Un bravo investigatore romano tempo fa, parlandoci di Latina – ed anche di Frosinone – ci ha detto che basterebbero sul nostro territorio una decina di BRAVI INVESTIGATORI  per  risolvere tutto;

3) Quando  si parla di mafia, bisogna parlare sempre di mafia “IMPRENDITRICE”. La segretaria nazionale dei Radicali Rita Bernardini ha dichiarato tempo fa, scandalizzando tutti, che “attorno” ai palazzi romani “si parla troppo napoletano”. Un Ministro del governo Prodi – Di Pietro – le ha risposto che non è “attorno” ai palazzi romani che “si parla napoletano”, ma “dentro”.

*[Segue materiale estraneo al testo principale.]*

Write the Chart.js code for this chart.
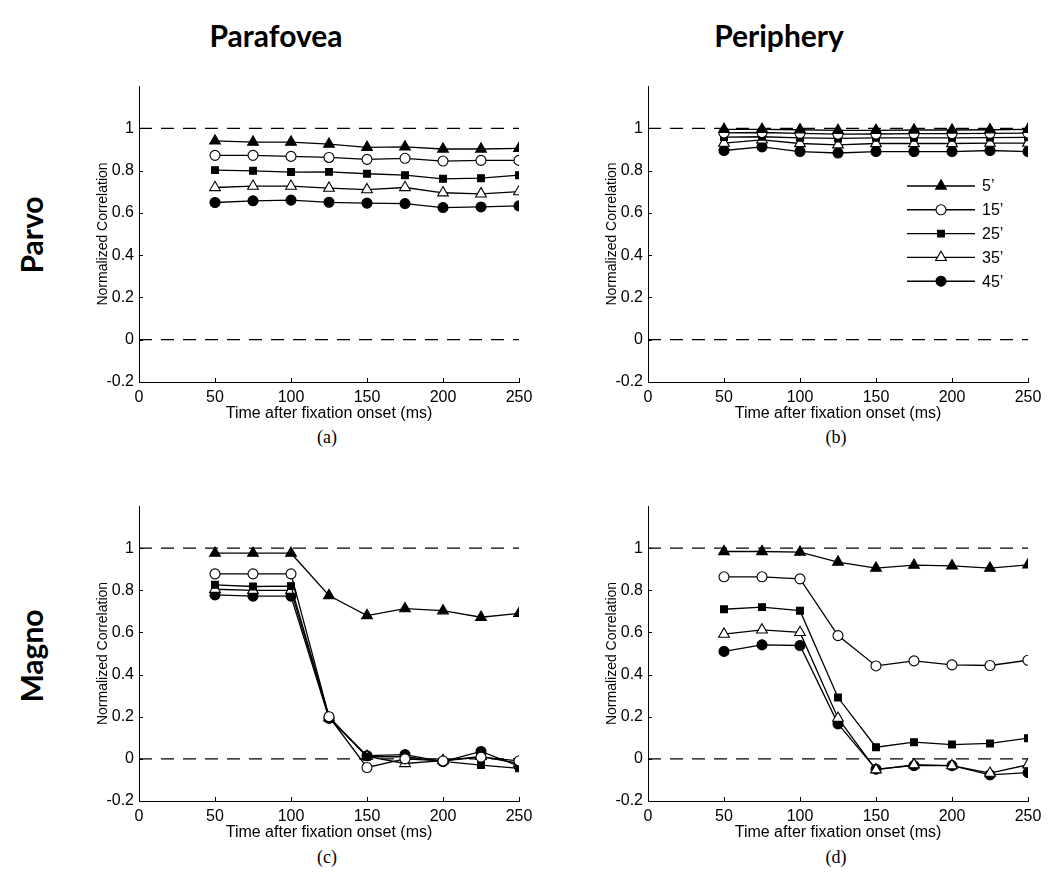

Non c’è a Latina, a Formia, a Gaeta, Terracina, Fondi, Sperlonga, Itri e così via, una qualsiasi operazione economica che non sia fatta da napoletani, casertani, siciliani, calabresi ecc.

Tutta gente per bene, per carità. Ma si dà, purtroppo, il caso che, fra quelli, ci possano essere soggetti, o prestanome, appartenenti a camorra, ’ndrangheta, “cosa nostra”.

La Guardia di Finanza fa -e se le fa, quante ne fa?- le indagini sui  capitali investiti?

Stando ai fatti che vedono la nostra provincia terribilmente “invasa”, non sembra.